What you have to do
Answer with nothing but the number of lines that include the word "this".

Extracted records
-=-=-=-=-
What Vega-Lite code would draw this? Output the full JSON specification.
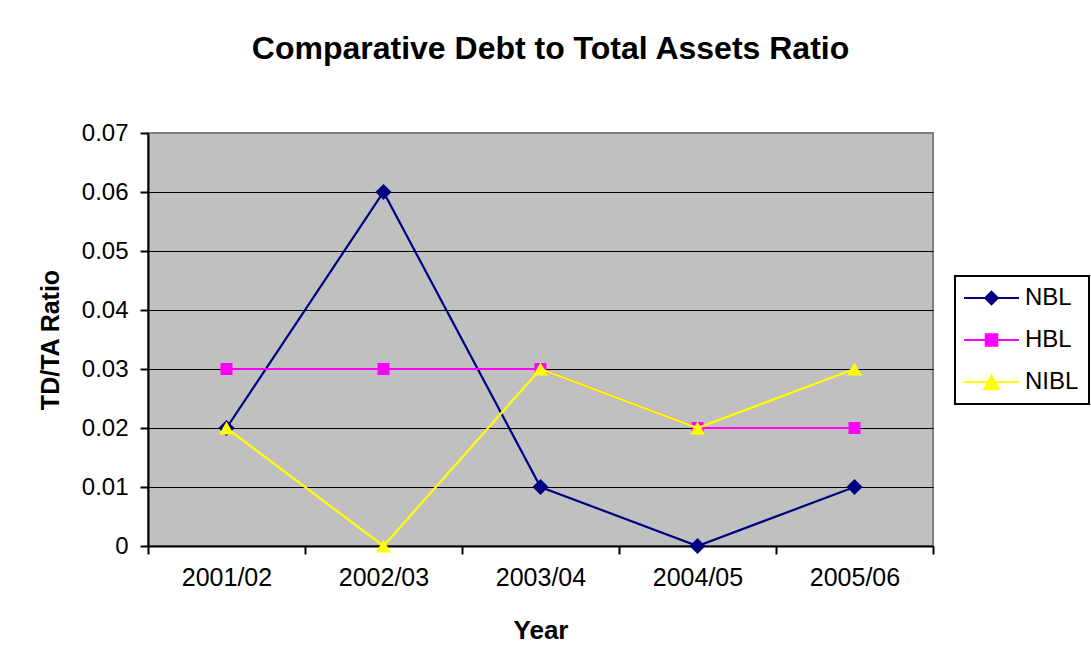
-=-=-=-=-
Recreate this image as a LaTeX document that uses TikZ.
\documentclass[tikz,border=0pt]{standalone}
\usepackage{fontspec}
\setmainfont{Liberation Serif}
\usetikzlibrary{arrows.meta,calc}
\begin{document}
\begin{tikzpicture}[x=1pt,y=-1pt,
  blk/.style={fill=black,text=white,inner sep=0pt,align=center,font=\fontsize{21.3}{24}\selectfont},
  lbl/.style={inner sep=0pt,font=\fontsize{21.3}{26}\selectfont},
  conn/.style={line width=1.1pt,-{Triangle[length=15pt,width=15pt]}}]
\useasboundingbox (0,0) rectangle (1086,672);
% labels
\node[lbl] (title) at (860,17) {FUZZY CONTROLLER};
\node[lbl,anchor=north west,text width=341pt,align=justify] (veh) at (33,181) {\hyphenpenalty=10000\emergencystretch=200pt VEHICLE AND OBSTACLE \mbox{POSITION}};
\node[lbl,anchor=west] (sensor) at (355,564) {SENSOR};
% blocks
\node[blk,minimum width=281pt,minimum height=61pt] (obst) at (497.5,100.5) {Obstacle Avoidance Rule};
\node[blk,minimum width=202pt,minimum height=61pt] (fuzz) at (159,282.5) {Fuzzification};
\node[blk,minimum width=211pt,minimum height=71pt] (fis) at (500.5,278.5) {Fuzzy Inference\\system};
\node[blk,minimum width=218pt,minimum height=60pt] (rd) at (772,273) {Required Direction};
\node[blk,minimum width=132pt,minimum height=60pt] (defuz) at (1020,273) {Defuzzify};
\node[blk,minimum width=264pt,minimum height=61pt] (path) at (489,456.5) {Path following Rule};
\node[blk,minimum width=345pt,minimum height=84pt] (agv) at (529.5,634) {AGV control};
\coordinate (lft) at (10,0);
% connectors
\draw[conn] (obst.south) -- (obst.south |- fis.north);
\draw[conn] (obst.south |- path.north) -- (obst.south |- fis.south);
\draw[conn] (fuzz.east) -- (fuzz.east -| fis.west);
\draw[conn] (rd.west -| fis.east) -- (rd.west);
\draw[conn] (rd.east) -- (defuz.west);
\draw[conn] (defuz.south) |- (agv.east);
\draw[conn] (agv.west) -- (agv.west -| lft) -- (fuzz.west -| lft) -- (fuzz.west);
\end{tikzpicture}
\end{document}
-=-=-=-=-
Solution to the problem
2